アカデミアでも、企業等であっても、ライフイベントと仕事の両立のために使える制度は充実していく傾向にあります。
アカデミアの場合
ポスドクであっても大学によって教職員としての各種制度が適用される場合があります。任期中の出産を検討している場合には、育児休業を取れるか、取った際にその分の任期が延長されるか等は、就職する前に人事担当者の方に確認してみましょう。たとえば、奈良先端大ではポスドクを含むすべての教職員を広く支援する体制が整っています。詳しくは男女共同参画室のWebサイトをご確認ください。

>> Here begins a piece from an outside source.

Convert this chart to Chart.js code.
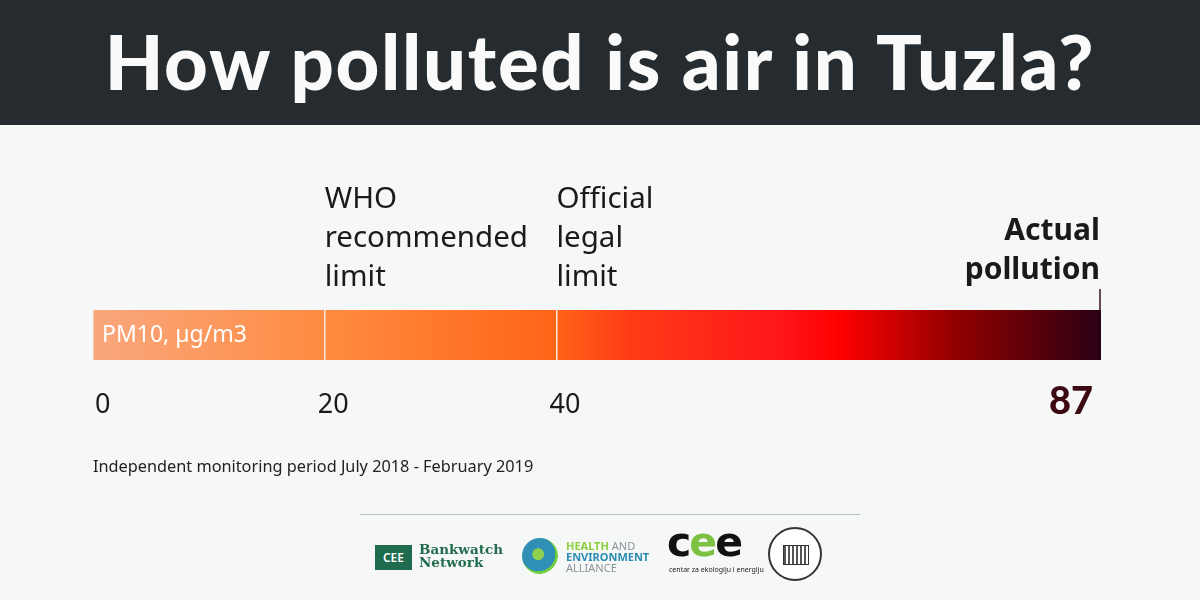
<!DOCTYPE html>
<html>
<head>
<meta charset="utf-8">
<script src="https://cdn.jsdelivr.net/npm/chart.js@4"></script>
<style>
  html, body { margin: 0; padding: 0; }
  body { width: 1200px; height: 600px; background: #f6f7f7; position: relative; overflow: hidden; font-family: "Noto Sans", sans-serif; }
  #head { position: absolute; left: 0; top: 0; width: 1200px; height: 125px; background: #252b2e; }
  #title { position: absolute; left: 0; top: 11px; width: 1200px; text-align: center; color: #fafafa;
           font-family: Lato, sans-serif; font-weight: 900; font-size: 76px; letter-spacing: 1.7px; line-height: 100px; white-space: nowrap; }
  #chart { position: absolute; left: 0; top: 0; }
  #note { position: absolute; left: 93px; top: 455px; font-size: 16.3px; color: #222; }
  #rule { position: absolute; left: 360px; top: 514px; width: 500px; height: 1px; background: #b9bec2; }
  .logo { position: absolute; }
</style>
</head>
<body>
<div id="head"><div id="title">How polluted is air in Tuzla?</div></div>
<canvas id="chart" width="1200" height="600"></canvas>
<div id="note">Independent monitoring period July 2018 - February 2019</div>
<div id="rule"></div>

<!-- logos, roughly -->
<div class="logo" style="left:375px;top:545px;width:37px;height:25px;background:#1f6b4e;color:#fff;font:600 12px 'Noto Sans';line-height:25px;text-align:center;">CEE</div>
<div class="logo" style="left:419px;top:543px;color:#236c4e;font:bold 13.5px/13px 'DejaVu Serif';">Bankwatch<br>Network</div>
<div class="logo" style="left:522px;top:538px;width:36px;height:36px;border-radius:50%;background:radial-gradient(circle at 45% 45%, #8fd14f 0 20%, #2f8fb5 22% 60%, #6fcf3f 62% 70%, transparent 72%);"></div>
<div class="logo" style="left:566px;top:540px;font:11px/11px 'Noto Sans';color:#8a9399;">
  <span style="color:#8ccf3c;font-weight:bold">HEALTH</span> AND<br>
  <span style="color:#2b8cb3;font-weight:bold">ENVIRONMENT</span><br>ALLIANCE</div>
<div class="logo" style="left:667px;top:522px;font:bold 41px/40px 'DejaVu Sans';letter-spacing:-2px;color:#111;">c<span style="color:#7cc242">e</span>e</div>
<div class="logo" style="left:669px;top:565px;font:7px 'Noto Sans';color:#222;">centar za ekologiju i energiju</div>
<div class="logo" style="left:768px;top:527px;width:54px;height:54px;border-radius:50%;border:2px solid #333;box-sizing:border-box;background:#fff;">
  <div style="position:absolute;left:13px;top:16px;width:24px;height:18px;border:1px solid #333;background:repeating-linear-gradient(90deg,#555 0 2px,#fff 2px 4px);"></div>
</div>

<script>
// values
const categories = ['PM10, µg/m3'];
const actualPollution = [87];
const limitValues = [20, 40];
const limitLabels = [['WHO', 'recommended', 'limit'], ['Official', 'legal', 'limit']];
const tickValues = [0, 20, 40, 87];
const actualLabel = ['Actual', 'pollution'];

function barGradient(context) {
  const area = context.chart.chartArea;
  if (!area) return '#ff5a14';
  const g = context.chart.ctx.createLinearGradient(area.left, 0, area.right, 0);
  g.addColorStop(0, '#f9a77e');
  g.addColorStop(0.24, '#ff8a3e');
  g.addColorStop(0.46, '#ff6418');
  g.addColorStop(0.53, '#ff3c16');
  g.addColorStop(0.68, '#ff161a');
  g.addColorStop(0.74, '#ff0000');
  g.addColorStop(0.86, '#8e0000');
  g.addColorStop(1, '#2a0014');
  return g;
}

const textPlugin = {
  id: 'textPlugin',
  afterDraw(chart) {
    const ctx = chart.ctx;
    const x = chart.scales.x;
    const area = chart.chartArea;
    ctx.save();
    // label inside bar
    ctx.fillStyle = '#fff';
    ctx.font = '23px "Noto Sans"';
    ctx.textAlign = 'left';
    ctx.textBaseline = 'middle';
    ctx.fillText(categories[0], area.left + 9, (area.top + area.bottom) / 2);

    // limit labels above bar
    ctx.fillStyle = '#1a1a1a';
    ctx.font = '29.5px "Noto Sans"';
    limitValues.forEach((v, i) => {
      const px = x.getPixelForValue(v);
      limitLabels[i].forEach((line, j) => {
        ctx.fillText(line, px, 200 + j * 39);
      });
    });

    // actual pollution label
    const pEnd = x.getPixelForValue(actualPollution[0]);
    ctx.font = 'bold 30px "Noto Sans"';
    ctx.textAlign = 'right';
    actualLabel.forEach((line, j) => ctx.fillText(line, pEnd - 1, 231 + j * 39));
    ctx.strokeStyle = '#3a1016';
    ctx.lineWidth = 1.5;
    ctx.beginPath();
    ctx.moveTo(pEnd - 1, 289);
    ctx.lineTo(pEnd - 1, area.top);
    ctx.stroke();

    // tick labels
    tickValues.forEach(v => {
      const px = x.getPixelForValue(v);
      if (v === actualPollution[0]) {
        ctx.font = '900 38px Lato';
        ctx.fillStyle = '#3d0a14';
        ctx.textAlign = 'right';
        ctx.fillText(String(v), px - 8, 402);
      } else {
        ctx.font = '27px "Noto Sans"';
        ctx.fillStyle = '#1a1a1a';
        ctx.textAlign = 'left';
        ctx.fillText(String(v), px + (v === 0 ? 2 : -7), 405);
      }
    });
    ctx.restore();
  }
};

new Chart(document.getElementById('chart'), {
  type: 'bar',
  data: {
    labels: categories,
    datasets: [{
      data: actualPollution,
      backgroundColor: barGradient,
      borderWidth: 0,
      barPercentage: 1,
      categoryPercentage: 1
    }]
  },
  options: {
    indexAxis: 'y',
    responsive: false,
    animation: false,
    devicePixelRatio: 1,
    layout: { padding: { left: 93, right: 99, top: 310, bottom: 240 } },
    plugins: { legend: { display: false }, tooltip: { enabled: false } },
    scales: {
      x: {
        min: 0,
        max: 87,
        afterBuildTicks: axis => { axis.ticks = tickValues.map(v => ({ value: v })); },
        ticks: { display: false },
        border: { display: false },
        grid: {
          z: 1,
          drawTicks: false,
          lineWidth: 1.5,
          color: ctx => limitValues.includes(ctx.tick && ctx.tick.value) ? '#fbe8dc' : 'rgba(0,0,0,0)'
        }
      },
      y: { display: false }
    }
  },
  plugins: [textPlugin]
});
</script>
</body>
</html>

また、日本学術振興会では特別研究員(RPD)と呼ばれる区分で、出産・育児等を理由に研究を中断した研究者を対象として研究奨励金(給与に相当)および研究費を支給しています。2024年度の採用率は51.8%と、他の特別研究員区分に比べて採用されやすいことが特徴です。
企業の場合
任期の心配はないことが多いため、フレックスタイム、リモートワークといった柔軟な働き方ができるか、育児休業制度の内容や実際の社員の取得率、その後のキャリア例などがわかると理想です。最近は、男性の育児休業取得率なども、ワークライフバランスが取りやすい環境かどうかを知る一つの手がかりとして注目されています。

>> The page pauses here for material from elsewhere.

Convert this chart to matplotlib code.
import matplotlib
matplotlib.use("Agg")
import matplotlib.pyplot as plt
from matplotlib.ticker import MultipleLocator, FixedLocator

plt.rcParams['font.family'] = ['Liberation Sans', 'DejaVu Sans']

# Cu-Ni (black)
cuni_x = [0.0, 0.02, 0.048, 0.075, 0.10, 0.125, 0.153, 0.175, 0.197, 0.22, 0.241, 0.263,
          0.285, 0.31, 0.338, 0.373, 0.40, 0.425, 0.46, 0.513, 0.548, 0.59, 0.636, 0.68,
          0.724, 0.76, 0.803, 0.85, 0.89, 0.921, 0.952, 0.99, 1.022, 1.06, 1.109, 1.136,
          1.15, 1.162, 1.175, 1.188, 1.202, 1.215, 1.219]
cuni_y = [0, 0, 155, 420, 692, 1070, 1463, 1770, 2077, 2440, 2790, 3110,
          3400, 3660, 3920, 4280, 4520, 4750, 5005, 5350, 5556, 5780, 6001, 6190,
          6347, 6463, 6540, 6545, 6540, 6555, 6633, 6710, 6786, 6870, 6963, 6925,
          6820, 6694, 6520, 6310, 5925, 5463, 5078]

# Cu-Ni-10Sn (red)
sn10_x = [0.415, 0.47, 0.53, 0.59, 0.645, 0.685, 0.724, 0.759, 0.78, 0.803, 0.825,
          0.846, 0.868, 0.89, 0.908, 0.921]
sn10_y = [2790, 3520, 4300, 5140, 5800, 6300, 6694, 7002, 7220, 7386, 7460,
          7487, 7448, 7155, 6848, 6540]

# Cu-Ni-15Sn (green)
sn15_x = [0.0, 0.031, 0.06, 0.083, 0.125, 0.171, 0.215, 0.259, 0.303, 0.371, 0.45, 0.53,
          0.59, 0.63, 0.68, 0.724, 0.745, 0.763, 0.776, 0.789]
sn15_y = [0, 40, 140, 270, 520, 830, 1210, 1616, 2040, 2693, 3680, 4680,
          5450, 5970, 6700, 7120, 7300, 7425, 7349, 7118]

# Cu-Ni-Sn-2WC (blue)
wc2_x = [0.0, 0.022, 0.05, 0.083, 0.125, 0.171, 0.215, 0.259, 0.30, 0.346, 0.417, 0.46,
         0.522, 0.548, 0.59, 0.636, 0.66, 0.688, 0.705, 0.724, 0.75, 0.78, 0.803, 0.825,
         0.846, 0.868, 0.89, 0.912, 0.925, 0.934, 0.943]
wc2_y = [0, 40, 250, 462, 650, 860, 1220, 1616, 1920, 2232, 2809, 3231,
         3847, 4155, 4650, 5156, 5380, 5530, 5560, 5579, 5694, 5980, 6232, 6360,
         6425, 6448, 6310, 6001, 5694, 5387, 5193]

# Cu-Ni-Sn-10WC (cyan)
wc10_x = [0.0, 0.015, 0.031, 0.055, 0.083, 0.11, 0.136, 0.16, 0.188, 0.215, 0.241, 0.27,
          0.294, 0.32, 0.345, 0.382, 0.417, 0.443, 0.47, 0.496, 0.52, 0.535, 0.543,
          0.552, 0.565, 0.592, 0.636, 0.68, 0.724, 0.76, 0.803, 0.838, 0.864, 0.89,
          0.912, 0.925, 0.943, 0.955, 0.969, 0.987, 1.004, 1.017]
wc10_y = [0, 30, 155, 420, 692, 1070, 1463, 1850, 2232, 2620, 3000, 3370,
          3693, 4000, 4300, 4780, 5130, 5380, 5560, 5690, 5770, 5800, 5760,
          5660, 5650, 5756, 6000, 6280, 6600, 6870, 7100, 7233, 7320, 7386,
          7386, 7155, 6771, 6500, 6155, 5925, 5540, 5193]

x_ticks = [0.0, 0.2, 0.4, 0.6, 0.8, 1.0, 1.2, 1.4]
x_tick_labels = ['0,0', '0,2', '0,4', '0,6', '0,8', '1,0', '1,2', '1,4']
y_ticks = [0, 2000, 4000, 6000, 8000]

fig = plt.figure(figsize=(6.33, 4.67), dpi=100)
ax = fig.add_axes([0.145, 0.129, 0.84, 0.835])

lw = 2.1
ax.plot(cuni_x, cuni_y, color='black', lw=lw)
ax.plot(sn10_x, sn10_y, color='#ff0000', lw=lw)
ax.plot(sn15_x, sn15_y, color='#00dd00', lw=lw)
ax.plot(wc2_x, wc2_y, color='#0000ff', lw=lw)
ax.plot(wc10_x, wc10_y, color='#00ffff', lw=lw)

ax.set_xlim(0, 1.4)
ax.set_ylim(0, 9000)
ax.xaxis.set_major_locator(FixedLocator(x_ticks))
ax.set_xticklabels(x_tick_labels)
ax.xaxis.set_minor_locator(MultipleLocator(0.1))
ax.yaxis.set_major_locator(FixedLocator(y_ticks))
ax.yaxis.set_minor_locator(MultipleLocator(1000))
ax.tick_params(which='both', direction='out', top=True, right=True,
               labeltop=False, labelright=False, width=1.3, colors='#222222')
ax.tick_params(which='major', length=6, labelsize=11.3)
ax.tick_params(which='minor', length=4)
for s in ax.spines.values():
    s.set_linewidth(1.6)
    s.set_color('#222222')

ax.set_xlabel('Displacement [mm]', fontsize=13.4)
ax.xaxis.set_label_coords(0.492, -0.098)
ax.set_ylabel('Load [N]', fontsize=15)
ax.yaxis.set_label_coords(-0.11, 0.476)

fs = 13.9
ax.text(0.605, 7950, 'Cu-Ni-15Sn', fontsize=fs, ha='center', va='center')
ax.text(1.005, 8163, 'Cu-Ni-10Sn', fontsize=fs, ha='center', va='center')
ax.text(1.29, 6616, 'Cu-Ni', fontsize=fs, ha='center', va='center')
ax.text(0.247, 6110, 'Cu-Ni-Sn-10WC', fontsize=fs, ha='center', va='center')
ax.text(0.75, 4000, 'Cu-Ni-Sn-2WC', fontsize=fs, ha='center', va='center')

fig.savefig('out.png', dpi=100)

また、最近は、社会人博士として企業で働きながら博士号取得ができる支援制度を設ける企業も増えてきています。ライフプランとの兼ね合いで博士課程を単位取得退学される方の場合は、就職先にそういった支援制度があるかといったことも調べておくとよいと思います。
まとめ
博士課程修了者にとって、キャリアとライフイベントの両立は大きな課題ですが、計画性と柔軟性、そして支援制度等の情報をしっかり持っておくことで、安心して目指すキャリアに向かうことができると思います。計画通りに行かない場合にも、優先度の高いことは何かを意識しながら柔軟に意思決定を行いましょう。